На следующее утро Захо снова оказался около дома, на этот раз в сопровождении человека по имени Голувайзо. Делать мне было нечего, и я сел с ними под деревьями у края взлетной дорожки. Почти сразу же я узнал, что Голувайзо — «тул-тул»[51] нагамидзуха: официальное лицо, подчиненное лулуаи. По мысли белых, учредивших эту должность, она предназначалась для знающего пиджин-инглиш человека помоложе, который мог бы служить переводчиком своему старшему коллеге, менее приобщенному к белой цивилизации. Когда я узнал, что Голувайзо принадлежит к гехамо, мне стала ясна причина его появления, хотя Захо не сразу заговорил о ней. Он начал с того, что напомнил о нашем разговоре накануне утром, и, обращаясь за поддержкой к Голувайзо, засыпал меня детальными сведениями об отношениях между нагамидзуха и гехамо.

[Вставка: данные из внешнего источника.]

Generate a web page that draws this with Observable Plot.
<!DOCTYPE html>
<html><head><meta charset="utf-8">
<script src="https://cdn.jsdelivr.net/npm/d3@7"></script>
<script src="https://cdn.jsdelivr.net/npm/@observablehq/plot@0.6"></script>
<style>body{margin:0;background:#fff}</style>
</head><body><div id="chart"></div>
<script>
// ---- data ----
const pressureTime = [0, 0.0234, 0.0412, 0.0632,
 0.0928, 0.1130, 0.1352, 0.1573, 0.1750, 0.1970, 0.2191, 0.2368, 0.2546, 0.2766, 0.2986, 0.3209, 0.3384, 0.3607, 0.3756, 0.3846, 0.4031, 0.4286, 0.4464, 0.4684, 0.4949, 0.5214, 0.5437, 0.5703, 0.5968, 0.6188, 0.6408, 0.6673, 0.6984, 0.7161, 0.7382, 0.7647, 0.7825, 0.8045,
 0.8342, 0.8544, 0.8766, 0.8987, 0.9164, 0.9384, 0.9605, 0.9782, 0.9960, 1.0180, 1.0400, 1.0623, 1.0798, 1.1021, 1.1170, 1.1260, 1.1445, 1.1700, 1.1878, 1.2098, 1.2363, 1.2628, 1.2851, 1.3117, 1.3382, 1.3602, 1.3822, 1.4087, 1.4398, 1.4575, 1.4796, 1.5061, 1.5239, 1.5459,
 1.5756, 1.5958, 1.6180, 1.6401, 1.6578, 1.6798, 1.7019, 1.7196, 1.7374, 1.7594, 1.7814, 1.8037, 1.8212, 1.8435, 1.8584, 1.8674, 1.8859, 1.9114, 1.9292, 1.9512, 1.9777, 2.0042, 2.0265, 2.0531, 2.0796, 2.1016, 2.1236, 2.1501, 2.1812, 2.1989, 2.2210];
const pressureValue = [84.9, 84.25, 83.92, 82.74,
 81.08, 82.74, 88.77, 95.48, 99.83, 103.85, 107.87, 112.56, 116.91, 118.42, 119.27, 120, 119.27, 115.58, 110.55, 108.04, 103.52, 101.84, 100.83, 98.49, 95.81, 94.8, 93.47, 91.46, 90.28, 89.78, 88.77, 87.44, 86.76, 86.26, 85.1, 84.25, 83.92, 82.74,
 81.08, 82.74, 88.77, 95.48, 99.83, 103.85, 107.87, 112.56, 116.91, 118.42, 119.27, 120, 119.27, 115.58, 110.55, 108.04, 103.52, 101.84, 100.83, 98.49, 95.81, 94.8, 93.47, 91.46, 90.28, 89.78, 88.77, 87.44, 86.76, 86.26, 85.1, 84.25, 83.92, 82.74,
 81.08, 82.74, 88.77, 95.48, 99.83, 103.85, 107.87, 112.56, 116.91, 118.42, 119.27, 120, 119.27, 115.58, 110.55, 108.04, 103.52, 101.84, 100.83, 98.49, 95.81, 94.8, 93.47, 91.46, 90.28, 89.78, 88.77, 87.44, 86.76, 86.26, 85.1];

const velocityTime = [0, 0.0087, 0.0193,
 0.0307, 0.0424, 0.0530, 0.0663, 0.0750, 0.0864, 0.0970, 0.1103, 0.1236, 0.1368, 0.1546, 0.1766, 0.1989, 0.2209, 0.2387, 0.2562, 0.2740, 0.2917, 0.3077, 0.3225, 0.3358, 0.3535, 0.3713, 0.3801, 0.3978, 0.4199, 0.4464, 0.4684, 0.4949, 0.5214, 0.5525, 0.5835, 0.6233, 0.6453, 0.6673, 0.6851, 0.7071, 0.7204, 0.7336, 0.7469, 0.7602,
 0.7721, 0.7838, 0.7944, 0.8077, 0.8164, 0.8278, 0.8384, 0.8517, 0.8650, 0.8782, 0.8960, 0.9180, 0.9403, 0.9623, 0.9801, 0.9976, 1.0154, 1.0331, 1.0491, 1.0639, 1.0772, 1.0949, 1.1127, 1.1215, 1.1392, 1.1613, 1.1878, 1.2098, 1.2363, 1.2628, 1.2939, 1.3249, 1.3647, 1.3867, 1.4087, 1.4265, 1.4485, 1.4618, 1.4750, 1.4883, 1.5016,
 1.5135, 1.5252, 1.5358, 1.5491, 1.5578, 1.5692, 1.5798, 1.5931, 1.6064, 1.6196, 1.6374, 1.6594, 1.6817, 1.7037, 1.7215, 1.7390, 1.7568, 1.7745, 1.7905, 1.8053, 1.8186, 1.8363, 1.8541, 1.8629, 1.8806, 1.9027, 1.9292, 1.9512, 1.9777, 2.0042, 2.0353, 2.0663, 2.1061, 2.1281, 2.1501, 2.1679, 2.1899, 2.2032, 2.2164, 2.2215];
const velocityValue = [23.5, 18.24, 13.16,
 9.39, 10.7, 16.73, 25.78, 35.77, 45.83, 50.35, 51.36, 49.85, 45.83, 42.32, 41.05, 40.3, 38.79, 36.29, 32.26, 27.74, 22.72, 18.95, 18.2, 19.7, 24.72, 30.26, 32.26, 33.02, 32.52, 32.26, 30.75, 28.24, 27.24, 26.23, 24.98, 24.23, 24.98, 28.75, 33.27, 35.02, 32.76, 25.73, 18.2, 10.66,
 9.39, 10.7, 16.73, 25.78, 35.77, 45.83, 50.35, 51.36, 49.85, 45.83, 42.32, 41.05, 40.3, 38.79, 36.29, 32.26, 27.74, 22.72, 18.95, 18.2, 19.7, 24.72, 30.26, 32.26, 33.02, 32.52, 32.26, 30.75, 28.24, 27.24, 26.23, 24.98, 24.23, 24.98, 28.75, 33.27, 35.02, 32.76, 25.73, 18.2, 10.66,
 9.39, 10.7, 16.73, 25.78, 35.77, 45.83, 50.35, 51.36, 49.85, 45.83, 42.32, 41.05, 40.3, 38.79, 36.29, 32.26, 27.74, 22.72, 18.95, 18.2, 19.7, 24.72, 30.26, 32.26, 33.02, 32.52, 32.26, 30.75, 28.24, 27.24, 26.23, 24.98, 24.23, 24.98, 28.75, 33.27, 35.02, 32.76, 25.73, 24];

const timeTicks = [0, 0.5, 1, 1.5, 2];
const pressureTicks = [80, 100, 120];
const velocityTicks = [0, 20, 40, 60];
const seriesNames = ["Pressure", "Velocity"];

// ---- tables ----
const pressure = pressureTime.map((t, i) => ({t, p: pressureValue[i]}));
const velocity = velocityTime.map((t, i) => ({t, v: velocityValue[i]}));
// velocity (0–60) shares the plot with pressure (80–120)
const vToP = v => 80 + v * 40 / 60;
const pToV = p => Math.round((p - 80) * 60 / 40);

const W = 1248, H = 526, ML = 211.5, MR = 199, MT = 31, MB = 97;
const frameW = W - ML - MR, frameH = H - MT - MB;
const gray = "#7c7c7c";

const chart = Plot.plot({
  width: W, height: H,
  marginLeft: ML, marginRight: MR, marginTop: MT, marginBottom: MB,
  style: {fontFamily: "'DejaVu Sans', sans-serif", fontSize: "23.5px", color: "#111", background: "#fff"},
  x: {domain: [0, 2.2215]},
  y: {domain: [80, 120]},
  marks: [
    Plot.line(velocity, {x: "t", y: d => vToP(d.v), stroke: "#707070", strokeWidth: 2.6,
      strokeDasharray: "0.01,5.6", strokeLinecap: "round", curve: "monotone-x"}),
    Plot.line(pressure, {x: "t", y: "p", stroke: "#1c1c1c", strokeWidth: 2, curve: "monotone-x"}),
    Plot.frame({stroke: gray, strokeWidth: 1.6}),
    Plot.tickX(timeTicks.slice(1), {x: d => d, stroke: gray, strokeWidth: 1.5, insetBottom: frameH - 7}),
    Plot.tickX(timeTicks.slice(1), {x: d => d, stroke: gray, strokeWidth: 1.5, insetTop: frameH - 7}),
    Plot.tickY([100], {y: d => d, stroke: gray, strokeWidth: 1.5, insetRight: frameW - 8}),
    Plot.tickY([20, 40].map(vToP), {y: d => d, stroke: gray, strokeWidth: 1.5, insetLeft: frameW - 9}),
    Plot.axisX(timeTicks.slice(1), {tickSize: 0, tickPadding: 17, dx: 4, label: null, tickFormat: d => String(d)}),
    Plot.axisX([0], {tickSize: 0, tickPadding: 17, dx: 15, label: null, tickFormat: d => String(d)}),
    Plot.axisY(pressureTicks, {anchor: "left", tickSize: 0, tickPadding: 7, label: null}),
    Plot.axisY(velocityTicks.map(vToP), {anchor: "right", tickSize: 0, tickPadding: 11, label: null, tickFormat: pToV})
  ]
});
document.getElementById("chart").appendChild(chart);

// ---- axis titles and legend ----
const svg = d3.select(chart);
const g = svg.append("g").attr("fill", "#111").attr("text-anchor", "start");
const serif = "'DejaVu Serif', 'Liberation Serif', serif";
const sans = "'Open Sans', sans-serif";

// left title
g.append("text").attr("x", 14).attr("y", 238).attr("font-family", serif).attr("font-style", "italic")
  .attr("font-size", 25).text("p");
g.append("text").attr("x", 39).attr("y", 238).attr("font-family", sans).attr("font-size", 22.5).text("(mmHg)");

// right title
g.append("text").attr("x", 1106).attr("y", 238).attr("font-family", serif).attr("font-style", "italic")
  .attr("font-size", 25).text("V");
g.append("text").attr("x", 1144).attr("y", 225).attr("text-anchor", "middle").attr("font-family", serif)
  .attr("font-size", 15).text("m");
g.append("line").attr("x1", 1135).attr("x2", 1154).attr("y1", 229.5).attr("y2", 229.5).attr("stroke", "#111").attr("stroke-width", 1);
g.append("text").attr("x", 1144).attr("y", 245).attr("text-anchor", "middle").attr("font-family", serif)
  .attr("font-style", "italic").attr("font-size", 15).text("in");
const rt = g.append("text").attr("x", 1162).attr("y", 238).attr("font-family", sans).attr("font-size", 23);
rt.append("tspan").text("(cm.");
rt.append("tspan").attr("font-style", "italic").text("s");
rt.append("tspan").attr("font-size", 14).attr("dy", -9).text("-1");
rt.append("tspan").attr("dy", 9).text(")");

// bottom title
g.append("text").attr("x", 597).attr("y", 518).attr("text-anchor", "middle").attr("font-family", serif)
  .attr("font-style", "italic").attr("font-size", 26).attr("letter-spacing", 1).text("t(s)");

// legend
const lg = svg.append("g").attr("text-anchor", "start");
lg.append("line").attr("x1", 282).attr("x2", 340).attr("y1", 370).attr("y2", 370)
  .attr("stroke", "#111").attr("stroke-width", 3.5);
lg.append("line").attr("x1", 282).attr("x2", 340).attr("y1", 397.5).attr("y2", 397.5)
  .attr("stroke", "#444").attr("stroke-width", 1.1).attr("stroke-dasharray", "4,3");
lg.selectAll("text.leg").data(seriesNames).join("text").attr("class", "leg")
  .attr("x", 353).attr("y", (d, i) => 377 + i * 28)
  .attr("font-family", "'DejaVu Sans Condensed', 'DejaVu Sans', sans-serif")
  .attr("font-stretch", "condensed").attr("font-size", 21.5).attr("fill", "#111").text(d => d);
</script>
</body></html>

Они, гехамо, не могли примириться с положением Макиса, потому что перед прибытием белых баланс сил все более и более склонялся в их сторону. Выдвижение Макиса после установления власти белых и рост престижа его группы фактически поменяли местами гехамо и нагамидзуха. С неодобрением отозвавшись о таком положении вещей, Захо и Голувайзо указали, что нагамидзуха малочисленны, что, если бы не запрет на военные действия, они не смогли бы сами защитить себя в случае войны. Им пришлось бы прибегнуть к помощи превосходящих сил союзников, например тех же гехамо, в противном случае их полностью уничтожили бы. Гехамо жаловались не только на то, что имя Макиса знала теперь вся долина, что он пользовался завидной репутацией; их раздражало также и то, что белые утвердили его на посту, который дает ему власть над его благодетелями, не являющимися «людьми Макиса». Это было незаслуженным унижением для гехамо, неоправданным преимуществом для нагамидзуха, и принцип равенства требовал официального разделения двух групп путем назначения отдельного лулуаи для гехамо. Тогда я поинтересовался, кто бы мог им стать. Захо взглянул на Голувайзо, который, однако, ответил сам.

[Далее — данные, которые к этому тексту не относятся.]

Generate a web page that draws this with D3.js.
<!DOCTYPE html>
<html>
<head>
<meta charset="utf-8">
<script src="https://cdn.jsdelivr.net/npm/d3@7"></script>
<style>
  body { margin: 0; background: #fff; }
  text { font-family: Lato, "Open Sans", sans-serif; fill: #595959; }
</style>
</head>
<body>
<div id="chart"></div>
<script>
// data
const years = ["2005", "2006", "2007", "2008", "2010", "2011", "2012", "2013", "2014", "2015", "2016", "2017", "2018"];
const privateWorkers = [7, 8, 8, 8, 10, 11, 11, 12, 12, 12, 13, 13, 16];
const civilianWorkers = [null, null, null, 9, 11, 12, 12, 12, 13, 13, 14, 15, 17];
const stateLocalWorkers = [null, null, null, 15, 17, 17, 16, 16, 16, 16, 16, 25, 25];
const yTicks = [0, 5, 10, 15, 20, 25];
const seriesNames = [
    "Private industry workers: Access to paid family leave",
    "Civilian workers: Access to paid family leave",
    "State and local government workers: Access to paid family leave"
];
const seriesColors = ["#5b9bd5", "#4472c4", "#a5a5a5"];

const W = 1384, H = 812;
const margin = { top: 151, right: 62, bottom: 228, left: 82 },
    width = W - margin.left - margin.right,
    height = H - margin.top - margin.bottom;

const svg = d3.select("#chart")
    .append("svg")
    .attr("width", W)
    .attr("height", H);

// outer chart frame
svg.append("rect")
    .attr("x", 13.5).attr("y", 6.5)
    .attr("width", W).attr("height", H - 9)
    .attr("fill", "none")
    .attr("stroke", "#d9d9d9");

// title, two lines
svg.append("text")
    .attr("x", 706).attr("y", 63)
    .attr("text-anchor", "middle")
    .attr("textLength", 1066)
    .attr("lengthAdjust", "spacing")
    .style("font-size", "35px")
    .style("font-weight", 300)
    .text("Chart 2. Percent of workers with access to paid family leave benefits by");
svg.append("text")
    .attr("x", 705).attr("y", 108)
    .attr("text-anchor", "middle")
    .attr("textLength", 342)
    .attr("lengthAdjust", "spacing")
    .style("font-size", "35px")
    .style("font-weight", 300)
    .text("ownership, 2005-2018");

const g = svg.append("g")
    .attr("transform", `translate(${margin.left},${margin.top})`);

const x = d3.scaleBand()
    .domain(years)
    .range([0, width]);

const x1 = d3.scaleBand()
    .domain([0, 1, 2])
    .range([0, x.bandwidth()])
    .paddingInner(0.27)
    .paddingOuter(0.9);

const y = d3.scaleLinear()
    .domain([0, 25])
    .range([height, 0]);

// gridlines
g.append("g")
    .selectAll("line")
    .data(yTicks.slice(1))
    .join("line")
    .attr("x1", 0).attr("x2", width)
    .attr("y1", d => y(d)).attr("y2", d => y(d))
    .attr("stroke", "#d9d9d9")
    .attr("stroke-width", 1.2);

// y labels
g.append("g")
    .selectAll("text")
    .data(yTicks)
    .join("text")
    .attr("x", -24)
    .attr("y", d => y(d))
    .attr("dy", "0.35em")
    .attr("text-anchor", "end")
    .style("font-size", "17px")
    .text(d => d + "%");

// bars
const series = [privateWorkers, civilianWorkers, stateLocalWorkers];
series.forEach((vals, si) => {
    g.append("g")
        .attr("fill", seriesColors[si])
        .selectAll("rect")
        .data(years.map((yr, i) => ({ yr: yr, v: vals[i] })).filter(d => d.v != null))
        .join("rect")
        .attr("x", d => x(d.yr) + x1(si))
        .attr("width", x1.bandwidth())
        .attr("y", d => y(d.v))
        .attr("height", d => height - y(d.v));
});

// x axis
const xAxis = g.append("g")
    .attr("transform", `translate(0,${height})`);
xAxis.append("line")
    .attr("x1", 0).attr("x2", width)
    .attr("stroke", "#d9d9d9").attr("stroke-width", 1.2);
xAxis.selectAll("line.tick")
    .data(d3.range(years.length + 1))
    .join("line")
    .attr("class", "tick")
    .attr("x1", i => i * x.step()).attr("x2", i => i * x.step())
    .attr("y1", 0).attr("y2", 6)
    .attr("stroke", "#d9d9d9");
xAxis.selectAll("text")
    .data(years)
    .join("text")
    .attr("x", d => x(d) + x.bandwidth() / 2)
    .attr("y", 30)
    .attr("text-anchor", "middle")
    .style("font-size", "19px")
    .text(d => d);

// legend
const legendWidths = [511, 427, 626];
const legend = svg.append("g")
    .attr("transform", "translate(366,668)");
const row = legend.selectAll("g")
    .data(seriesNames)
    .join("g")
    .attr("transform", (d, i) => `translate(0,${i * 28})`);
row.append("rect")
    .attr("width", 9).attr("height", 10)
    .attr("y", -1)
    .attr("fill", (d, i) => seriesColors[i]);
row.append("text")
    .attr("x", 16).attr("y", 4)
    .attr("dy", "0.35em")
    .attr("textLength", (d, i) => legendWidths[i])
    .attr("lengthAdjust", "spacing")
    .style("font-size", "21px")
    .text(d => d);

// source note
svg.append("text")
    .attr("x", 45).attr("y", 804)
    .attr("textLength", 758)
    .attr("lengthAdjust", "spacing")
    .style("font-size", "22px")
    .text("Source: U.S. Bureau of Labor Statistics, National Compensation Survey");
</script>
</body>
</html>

Голувайзо насторожил меня с самого начала. Для этого было достаточно одной его дружбы с Захо, но внимательные наблюдения за Голувайзо с самого начала встречи усугубили мою неприязнь к нему. Я тогда еще не знал, что определенные качества означают для гахуку «силу», иначе, возможно, сразу же отнес бы Голувайзо к «сильным людям» и таким образом чересчур упростил бы его личность. Он казался на несколько дюймов ниже ростом, чем Захо, но в основном разницу следовало отнести за счет причесок, так как Голувайзо был по новой моде коротко пострижен. Молодой человек лет тридцати, некрасивый в строгом смысле слова, он безусловно не был лишен привлекательности. Его темно-коричневая кожа светилась бархатными оттенками, которые у других, как правило, скрывала грязь. Голувайзо был опрятен, а его чистый лап-лап цвета хаки держался на кожаном поясе с медной пряжкой.
Он предоставил говорить Захо, хотя лучше его знал пиджин-инглиш, а сам сел с безразличным выражением лица, скрестив ноги и выпрямив спину, и, почти не двигаясь, наблюдал меня с расстояния нескольких футов. Меня беспокоил вызов, который я видел в его позе, а также в глазах, не отрываясь смотревших из-под удлиненных век. Глаза были странно противоречивыми: темно-карий бархатный оттенок и длинные черные ресницы наводили на мысль о мягкости, в них же на самом деле была жесткость, а блеск их выдавал волю, которая придавала рту Голувайзо твердость и повелительность. Время от времени мускулы его щек невольно и почти неощутимо двигались, выдавая внутреннее напряжение. Только руки его висели между коленями непринужденно, без всякого напряжения, хотя и они каменели при одном лишь намеке на сопротивление, которого он, казалось, всегда ждал. Он производил впечатление человека гордого и своевольного, с которым лучше не связываться. Выражение его лица не было жестоким в строгом смысле этого слова, но чувствовалось, что жестокость может быть легко в нем разбужена.
Таков был кандидат — по его собственному признанию — на пост лулуаи гехамо, и я понимал, что он и Захо, а возможно, и многие другие рассчитывают привлечь меня на свою сторону. Но интрига развертывалась слишком быстро. Все их обвинения могли оказаться абсолютно ложными, но, даже если они были справедливы, я не желал связывать себя с их замыслами. Однако и восстанавливать их против себя тоже не хотелось. В конце концов их приход мог оказаться мне полезным, когда я перейду жить в Сусуроку. Я попытался объяснить, что между мной и «белым правительством» нет никакой связи, но так и не убедил их, и несколькими минутами позднее мы расстались.